Dataset excerpt:
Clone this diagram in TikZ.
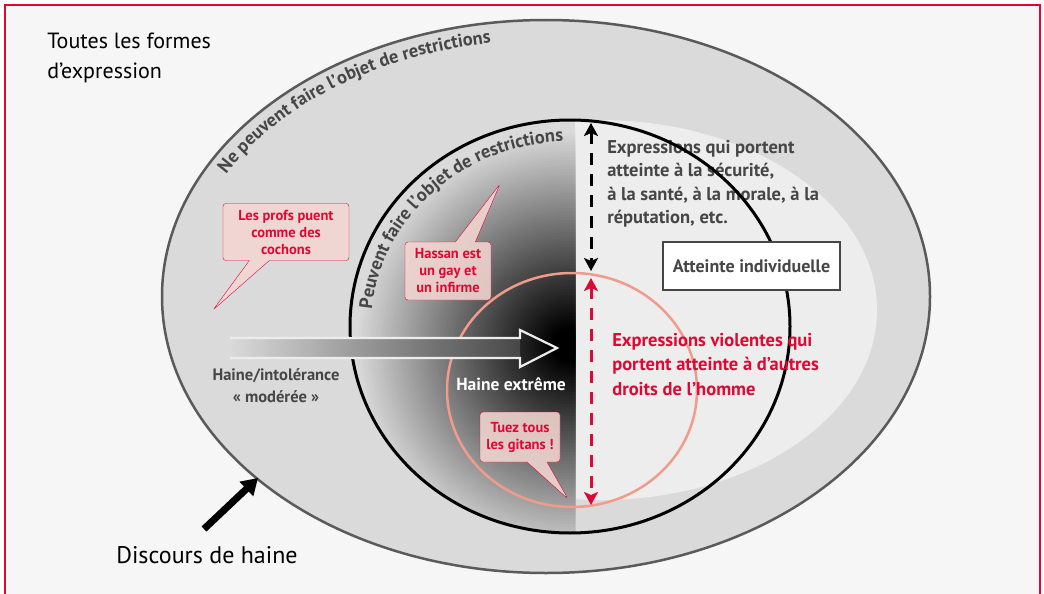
\documentclass[tikz,border=0pt]{standalone}
\usepackage{fontspec}
\setmainfont{PT Sans}
\usepackage{tikz}
\usetikzlibrary{arrows,arrows.meta,positioning,calc,shapes.callouts,decorations.text}
\definecolor{hatered}{RGB}{222,8,52}
\definecolor{bubblepink}{RGB}{243,214,209}
\definecolor{labelgray}{RGB}{70,70,70}
\definecolor{ringgray}{RGB}{90,90,90}
\definecolor{outerfill}{RGB}{218,218,218}
\definecolor{innerfill}{RGB}{237,237,237}
\definecolor{pagebg}{RGB}{246,246,246}
\definecolor{salmon}{RGB}{241,155,140}
\newcommand*{\fsz}[2]{\fontsize{#1}{#2}\selectfont}

\begin{document}
\begin{tikzpicture}[x=1pt, y=-1pt, >=stealth', semithick]
    \tikzstyle{bubble}=[rectangle callout, draw=hatered, thin, fill=bubblepink, fill opacity=.88, text opacity=1, rounded corners=3pt, text=hatered, align=center, font=\fsz{14.5}{17}\bfseries, inner sep=2pt, callout pointer width=20pt]
    \tikzstyle{grey text}=[text=labelgray, font=\fsz{18.5}{23.5}\bfseries, align=left, inner sep=0pt]
    \tikzstyle{dash line}=[line width=3pt, dash pattern=on 12pt off 9pt, {Stealth[length=13pt,width=14pt,inset=3pt]}-{Stealth[length=13pt,width=14pt,inset=3pt]}]
    \useasboundingbox (0,0) rectangle (1044,594);
    % background and frame
    \fill[pagebg] (5,5) rectangle (1040,600);
    \draw[hatered, line width=1.5pt] (5,600) -- (5,5) -- (1040,5) -- (1040,600);
    % outer ellipse
    \draw[ringgray, fill=outerfill, line width=2.5pt] (546,296.5) ellipse [x radius=384, y radius=276.5];
    % light area on the right
    \begin{scope}
        \clip (575,0) rectangle (1000,594);
        \fill[innerfill] (600,310) ellipse [x radius=277, y radius=190];
    \end{scope}
    % dark haze on the left
    \begin{scope}
        \clip (570,326.5) ellipse [x radius=220, y radius=206.5];
        \clip (300,100) rectangle (575,540);
        \foreach \i in {0,...,70} {
            \pgfmathsetmacro\r{215-3*\i}
            \pgfmathsetmacro\p{max(0,min(100,(\r-18)/197*100))}
            \fill[outerfill!\p!black] (570,345) circle [radius=\r];
        }
    \end{scope}
    \path[decorate, decoration={text along path, text align=center,
        text={|\fsz{18.5}{20}\bfseries\color{labelgray}|Ne peuvent faire l’objet de restrictions}}]
        (546,296.5) ++(-174:364 and 256.5) arc[start angle=-174, end angle=-82, x radius=364, y radius=256.5];
    \path[decorate, decoration={text along path, text align=center,
        text={|\fsz{18.5}{20}\bfseries\color{labelgray}|Peuvent faire l’objet de restrictions}}]
        (570,326.5) ++(-180:199 and 185) arc[start angle=-180, end angle=-87, x radius=199, y radius=185];
    \node[grey text, anchor=north west] (securite) at (607,140)
        {Expressions qui portent\\atteinte à la sécurité,\\à la santé, à la morale, à la\\réputation, etc.};
    \draw[line width=3pt] (570,326.5) ellipse [x radius=220, y radius=206.5];
    \draw[salmon, line width=2.5pt] (572,390) ellipse [x radius=125, y radius=117];

    % hate scale arrow
    \coordinate (tail) at (230,348);
    \coordinate (tip) at (557,348);
    \shade[left color=outerfill, right color=black!72] (230,338) rectangle (520,358);
    \draw[white!85!gray, line width=2.2pt, line join=miter]
        (230,338) -- (520,338) -- (520,330) -- (tip) -- (520,367) -- (520,358) -- (230,358);

    % scope arrows
    \coordinate (ceil) at (591,123);
    \coordinate (mid top) at (591,271);
    \coordinate (mid bot) at (591,278);
    \coordinate (floor) at (591,505);
    \draw[dash line] (ceil) -- (mid top);
    \draw[dash line, hatered] (mid bot) -- (floor);

    \node[draw=labelgray, line width=2.3pt, fill=white, minimum width=177pt, minimum height=48pt,
        text=labelgray, font=\fsz{18}{20}\bfseries] (individuelle) at (751.5,266) {Atteinte individuelle};
    \node[anchor=north west, text=hatered, font=\fsz{18.5}{24.5}\bfseries, align=left, inner sep=0pt]
        (violent) at (612,333) {Expressions violentes qui\\portent atteinte à d’autres\\droits de l’homme};
    \node[text=white, font=\fsz{17.5}{18}\bfseries] (extreme) at (511,384) {Haine extrême};
    \node[text=labelgray, font=\fsz{16.5}{22}\bfseries, align=center] (moderee) at (276,386)
        {Haine/intolérance\\«~modérée~»};

    % speech bubbles
    \node[bubble, minimum width=126pt, minimum height=57pt, callout absolute pointer={(213,310)}]
        (profs) at (286,232) {Les profs puent\\comme des\\cochons};
    \node[bubble, minimum width=86pt, minimum height=58pt, callout absolute pointer={(500,184)}]
        (hassan) at (448,271) {Hassan est\\un gay et\\un infirme};
    \node[bubble, minimum width=80pt, minimum height=50pt, callout absolute pointer={(568,499)}]
        (gitans) at (520,437) {Tuez tous\\les gitans !};

    % labels outside
    \node[anchor=north west, align=left, font=\fsz{22}{30}, inner sep=0pt] (toutes) at (47,33)
        {Toutes les formes\\d’expression};
    \node[font=\fsz{24}{26}, inner sep=0pt] (discours) at (207,555) {Discours de haine};
    \coordinate (start) at (204,529);
    \coordinate (hit) at (258,478);
    \draw[line width=7pt, -{Triangle[length=16pt,width=19pt]}] (start) -- (hit);
\end{tikzpicture}
\end{document}
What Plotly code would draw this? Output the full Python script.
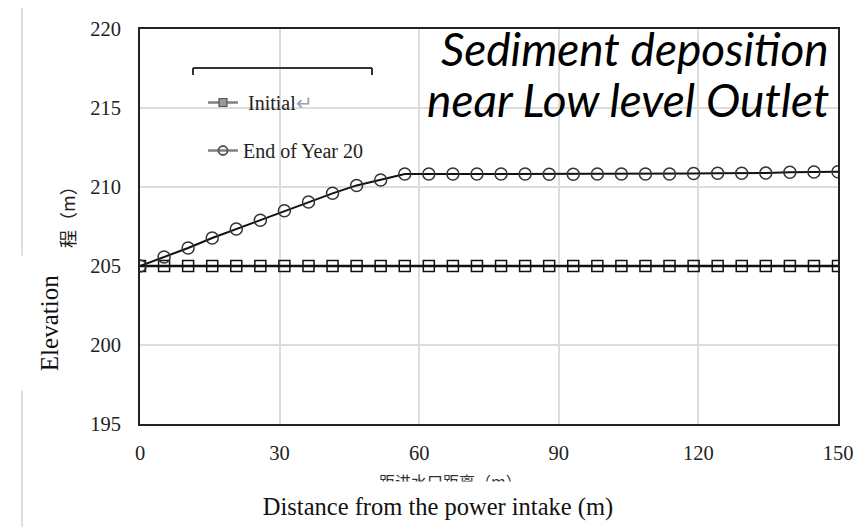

- Task goal: Take the listing above and print it exactly, apart from the pictures.

- Result of this exercise:
Clone this diagram in TikZ.
\documentclass[tikz,border=0pt]{standalone}
\usepackage{fontspec}
\setmainfont{PT Sans}
\usepackage{tikz}
\usetikzlibrary{arrows,arrows.meta,positioning,calc,shapes.callouts,decorations.text}
\definecolor{hatered}{RGB}{222,8,52}
\definecolor{bubblepink}{RGB}{243,214,209}
\definecolor{labelgray}{RGB}{70,70,70}
\definecolor{ringgray}{RGB}{90,90,90}
\definecolor{outerfill}{RGB}{218,218,218}
\definecolor{innerfill}{RGB}{237,237,237}
\definecolor{pagebg}{RGB}{246,246,246}
\definecolor{salmon}{RGB}{241,155,140}
\newcommand*{\fsz}[2]{\fontsize{#1}{#2}\selectfont}

\begin{document}
\begin{tikzpicture}[x=1pt, y=-1pt, >=stealth', semithick]
    \tikzstyle{bubble}=[rectangle callout, draw=hatered, thin, fill=bubblepink, fill opacity=.88, text opacity=1, rounded corners=3pt, text=hatered, align=center, font=\fsz{14.5}{17}\bfseries, inner sep=2pt, callout pointer width=20pt]
    \tikzstyle{grey text}=[text=labelgray, font=\fsz{18.5}{23.5}\bfseries, align=left, inner sep=0pt]
    \tikzstyle{dash line}=[line width=3pt, dash pattern=on 12pt off 9pt, {Stealth[length=13pt,width=14pt,inset=3pt]}-{Stealth[length=13pt,width=14pt,inset=3pt]}]
    \useasboundingbox (0,0) rectangle (1044,594);
    % background and frame
    \fill[pagebg] (5,5) rectangle (1040,600);
    \draw[hatered, line width=1.5pt] (5,600) -- (5,5) -- (1040,5) -- (1040,600);
    % outer ellipse
    \draw[ringgray, fill=outerfill, line width=2.5pt] (546,296.5) ellipse [x radius=384, y radius=276.5];
    % light area on the right
    \begin{scope}
        \clip (575,0) rectangle (1000,594);
        \fill[innerfill] (600,310) ellipse [x radius=277, y radius=190];
    \end{scope}
    % dark haze on the left
    \begin{scope}
        \clip (570,326.5) ellipse [x radius=220, y radius=206.5];
        \clip (300,100) rectangle (575,540);
        \foreach \i in {0,...,70} {
            \pgfmathsetmacro\r{215-3*\i}
            \pgfmathsetmacro\p{max(0,min(100,(\r-18)/197*100))}
            \fill[outerfill!\p!black] (570,345) circle [radius=\r];
        }
    \end{scope}
    \path[decorate, decoration={text along path, text align=center,
        text={|\fsz{18.5}{20}\bfseries\color{labelgray}|Ne peuvent faire l’objet de restrictions}}]
        (546,296.5) ++(-174:364 and 256.5) arc[start angle=-174, end angle=-82, x radius=364, y radius=256.5];
    \path[decorate, decoration={text along path, text align=center,
        text={|\fsz{18.5}{20}\bfseries\color{labelgray}|Peuvent faire l’objet de restrictions}}]
        (570,326.5) ++(-180:199 and 185) arc[start angle=-180, end angle=-87, x radius=199, y radius=185];
    \node[grey text, anchor=north west] (securite) at (607,140)
        {Expressions qui portent\\atteinte à la sécurité,\\à la santé, à la morale, à la\\réputation, etc.};
    \draw[line width=3pt] (570,326.5) ellipse [x radius=220, y radius=206.5];
    \draw[salmon, line width=2.5pt] (572,390) ellipse [x radius=125, y radius=117];

    % hate scale arrow
    \coordinate (tail) at (230,348);
    \coordinate (tip) at (557,348);
    \shade[left color=outerfill, right color=black!72] (230,338) rectangle (520,358);
    \draw[white!85!gray, line width=2.2pt, line join=miter]
        (230,338) -- (520,338) -- (520,330) -- (tip) -- (520,367) -- (520,358) -- (230,358);

    % scope arrows
    \coordinate (ceil) at (591,123);
    \coordinate (mid top) at (591,271);
    \coordinate (mid bot) at (591,278);
    \coordinate (floor) at (591,505);
    \draw[dash line] (ceil) -- (mid top);
    \draw[dash line, hatered] (mid bot) -- (floor);

    \node[draw=labelgray, line width=2.3pt, fill=white, minimum width=177pt, minimum height=48pt,
        text=labelgray, font=\fsz{18}{20}\bfseries] (individuelle) at (751.5,266) {Atteinte individuelle};
    \node[anchor=north west, text=hatered, font=\fsz{18.5}{24.5}\bfseries, align=left, inner sep=0pt]
        (violent) at (612,333) {Expressions violentes qui\\portent atteinte à d’autres\\droits de l’homme};
    \node[text=white, font=\fsz{17.5}{18}\bfseries] (extreme) at (511,384) {Haine extrême};
    \node[text=labelgray, font=\fsz{16.5}{22}\bfseries, align=center] (moderee) at (276,386)
        {Haine/intolérance\\«~modérée~»};

    % speech bubbles
    \node[bubble, minimum width=126pt, minimum height=57pt, callout absolute pointer={(213,310)}]
        (profs) at (286,232) {Les profs puent\\comme des\\cochons};
    \node[bubble, minimum width=86pt, minimum height=58pt, callout absolute pointer={(500,184)}]
        (hassan) at (448,271) {Hassan est\\un gay et\\un infirme};
    \node[bubble, minimum width=80pt, minimum height=50pt, callout absolute pointer={(568,499)}]
        (gitans) at (520,437) {Tuez tous\\les gitans !};

    % labels outside
    \node[anchor=north west, align=left, font=\fsz{22}{30}, inner sep=0pt] (toutes) at (47,33)
        {Toutes les formes\\d’expression};
    \node[font=\fsz{24}{26}, inner sep=0pt] (discours) at (207,555) {Discours de haine};
    \coordinate (start) at (204,529);
    \coordinate (hit) at (258,478);
    \draw[line width=7pt, -{Triangle[length=16pt,width=19pt]}] (start) -- (hit);
\end{tikzpicture}
\end{document}
What Plotly code would draw this? Output the full Python script.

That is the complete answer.